Pongamos que hablo de Miguel
Mirémoslo por el lado positivo: si se arranca un poema querrá decir que los versos siguen ardiendo y quien los lee se afecta del rayo que no cesa. En Madrid, el ayuntamiento ha decidido que Miguel Hernández fue parcial, que su muerte pertenece a un bando y que sus palabras son peligrosas porque laten solas en el recordatorio de la dignidad. «Porque aún tengo la vida», termina el poema borrado.
No importa. Allá quien disfrace la revancha de falta de equidad y rebaje a quienes padecieron la represalia feroz del franquismo a víctimas unánimes de una desgracia que nunca debió ocurrir. No importa. Seguiremos hablando con Miguel, que tenemos que hablar de muchas cosas, compañero. Continuarán existiendo los que envuelvan sus versos con banderas rojas e imaginen al poeta afilando con una hoz el grafito con que escribe las verdades del corazón herido de injusticia y golpeando con un martillo las campanas del dolor que se resiste a marchitarse de olvido. Pero no serán ellos, por desgracia; seremos nosotros los que pondremos en nuestra boca el amanecer más claro, aquel en el que se nombra al ser humano al completo, sin las aristas del odio, ni los coágulos de las ideas sectarias, ni la sed de venganza. Porque cada verso repetido de Miguel es higiene de altura para quienes conservan la fe en la reconciliación y la recuperación de la única patria posible para la convivencia: la tolerancia.

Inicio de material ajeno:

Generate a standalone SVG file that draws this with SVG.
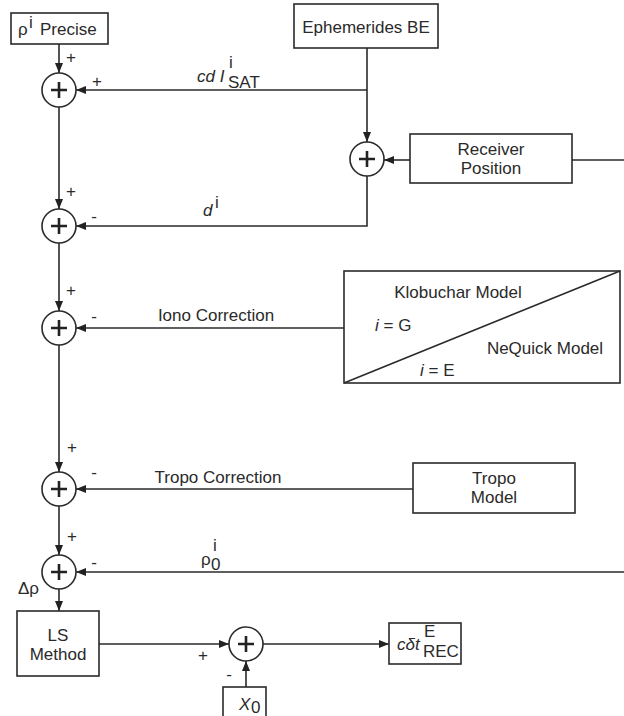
<svg xmlns="http://www.w3.org/2000/svg" width="624" height="716" viewBox="0 0 624 716">
<style>
  .box{fill:#fff;stroke:#2a2a2a;stroke-width:1.6}
  .sum{fill:#fff;stroke:#2a2a2a;stroke-width:1.6}
  .plus{fill:none;stroke:#222;stroke-width:2.6}
  .ln{fill:none;stroke:#2a2a2a;stroke-width:1.6}
  .ar{marker-end:url(#ah)}
  text{font-family:"Liberation Sans",Arial,sans-serif;font-size:17px;fill:#2a2a2a}
  .c{text-anchor:middle}
  .sg{font-size:17px;text-anchor:middle;fill:#2a2a2a}
  .it{font-style:italic}
</style>
<defs>
  <marker id="ah" viewBox="0 0 10 8" refX="10" refY="4" markerWidth="11" markerHeight="8" markerUnits="userSpaceOnUse" orient="auto">
    <path d="M0,0 L10,4 L0,8 z" fill="#222"/>
  </marker>
</defs>

<g id="connectors">
  <path class="ln ar" d="M59,44 V73"/>
  <path class="ln ar" d="M367,48 V142"/>
  <path class="ln ar" d="M367,90 H76"/>
  <path class="ln ar" d="M410,160 H384"/>
  <path class="ln" d="M572,160 H624"/>
  <path class="ln ar" d="M367,176 V226 H76"/>
  <path class="ln ar" d="M59,107 V209"/>
  <path class="ln ar" d="M59,243 V311"/>
  <path class="ln ar" d="M344,328 H76"/>
  <path class="ln ar" d="M59,345 V472"/>
  <path class="ln ar" d="M413,489 H76"/>
  <path class="ln ar" d="M59,506 V555"/>
  <path class="ln ar" d="M624,572 H76"/>
  <path class="ln ar" d="M59,589 V611"/>
  <path class="ln ar" d="M99,644 H229"/>
  <path class="ln ar" d="M246,687 V661"/>
  <path class="ln ar" d="M263,644 H389"/>
</g>

<g id="labels">
  <text x="197" y="82" class="it">cd I</text>
  <text x="229" y="68" font-size="12">i</text>
  <text x="228" y="88" font-size="14">SAT</text>
  <text x="203" y="216" class="it">d</text>
  <text x="215" y="208" font-size="11">i</text>
  <text x="216" y="321" class="c">Iono Correction</text>
  <text x="218" y="483" class="c">Tropo Correction</text>
  <text x="201" y="565" font-size="16">ρ</text>
  <text x="213" y="551" font-size="11">i</text>
  <text x="211" y="570" font-size="13">0</text>
  <text x="18" y="594" font-size="16">Δρ</text>
  <text x="71" y="63" class="sg">+</text>
  <text x="97" y="87" class="sg">+</text>
  <text x="71" y="197" class="sg">+</text>
  <text x="94" y="222" class="sg">-</text>
  <text x="71" y="296" class="sg">+</text>
  <text x="94" y="322" class="sg">-</text>
  <text x="72" y="453" class="sg">+</text>
  <text x="94" y="478" class="sg">-</text>
  <text x="72" y="542" class="sg">+</text>
  <text x="94" y="568" class="sg">-</text>
  <text x="203" y="661" class="sg">+</text>
  <text x="229" y="680" class="sg">-</text>
</g>

<g id="precise">
  <rect class="box" x="11" y="13" width="97" height="31"/>
  <text x="18" y="35">ρ</text>
  <text x="29" y="28" font-size="11">i</text>
  <text x="40" y="35">Precise</text>
</g>
<g id="ephemerides">
  <rect class="box" x="294" y="4" width="144" height="44"/>
  <text x="366" y="33" class="c">Ephemerides BE</text>
</g>
<g id="receiver">
  <rect class="box" x="410" y="134" width="162" height="49"/>
  <text x="491" y="155" class="c" font-size="16">Receiver</text>
  <text x="491" y="174" class="c" font-size="16">Position</text>
</g>
<g id="iono-model">
  <rect class="box" x="344" y="271" width="276" height="112"/>
  <path class="ln" d="M344,383 L620,271"/>
  <text x="458" y="298" class="c">Klobuchar Model</text>
  <text x="375" y="331"><tspan class="it">i</tspan> = G</text>
  <text x="545" y="354" class="c">NeQuick Model</text>
  <text x="420" y="376"><tspan class="it">i</tspan> = E</text>
</g>
<g id="tropo-model">
  <rect class="box" x="413" y="463" width="162" height="50"/>
  <text x="494" y="484" class="c" font-size="16">Tropo</text>
  <text x="494" y="503" class="c" font-size="16">Model</text>
</g>
<g id="ls">
  <rect class="box" x="17" y="611" width="82" height="65"/>
  <text x="58" y="641" class="c" font-size="16">LS</text>
  <text x="58" y="660" class="c" font-size="16">Method</text>
</g>
<g id="x0">
  <rect class="box" x="223" y="687" width="43" height="34"/>
  <text x="239" y="710" class="it">X</text>
  <text x="251" y="713" font-size="13">0</text>
</g>
<g id="output">
  <rect class="box" x="389" y="623" width="72" height="41"/>
  <text x="397" y="650" class="it">cδt</text>
  <text x="424" y="637" font-size="13">E</text>
  <text x="423" y="657" font-size="14">REC</text>
</g>

<g id="sum1"><circle class="sum" cx="59" cy="90" r="17"/><path class="plus" d="M51,90 H67 M59,82 V98"/></g>
<g id="sum2"><circle class="sum" cx="367" cy="159" r="17"/><path class="plus" d="M359,159 H375 M367,151 V167"/></g>
<g id="sum3"><circle class="sum" cx="59" cy="226" r="17"/><path class="plus" d="M51,226 H67 M59,218 V234"/></g>
<g id="sum4"><circle class="sum" cx="59" cy="328" r="17"/><path class="plus" d="M51,328 H67 M59,320 V336"/></g>
<g id="sum5"><circle class="sum" cx="59" cy="489" r="17"/><path class="plus" d="M51,489 H67 M59,481 V497"/></g>
<g id="sum6"><circle class="sum" cx="59" cy="572" r="17"/><path class="plus" d="M51,572 H67 M59,564 V580"/></g>
<g id="sum7"><circle class="sum" cx="246" cy="644" r="17"/><path class="plus" d="M238,644 H254 M246,636 V652"/></g>
</svg>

Claro que hubo denuncia en el grito del poeta alicantino: «Vientos del pueblo me llevan/ vientos del pueblo me arrastran». Pero era la voz del hambre, la carne de yugo, el cuello bajo la bota secular del cacique. Y era una voz que nació sin plomo, como todos los versos que pulsan para que espabile la conciencia, no para que se mortifique al cuerpo. Fue la atrocidad de los generales la que cargó de sangre el eco natural de la lírica. Sin embargo, hoy es posible leer esos versos alentados por la aspiración más elevada del ser humano, la reivindicación de la libertad, y solo la actitud conciliadora y no resentida ni partidaria puede asignarles el hálito de progreso moral que va encerrado en ellos: «Para la libertad siento más corazones
que arenas en mi pecho».
Pongamos que hablo de restaurar el tejido maltrecho de la dignidad en España, de imaginar una patria fraternal, difícil pero posible. Pongamos que hablo de combinar la hondura del amor, el erotismo de las bocas que se desean, el dolor por un hijo que solo mama jugo de cebolla, con los anhelos de justicia y de respeto por el trabajo humano. Pongamos que hablo de un hombre normal, con su cuota de decepciones y su contribución literaria al significado de la vida. Pongamos que hablo de Miguel.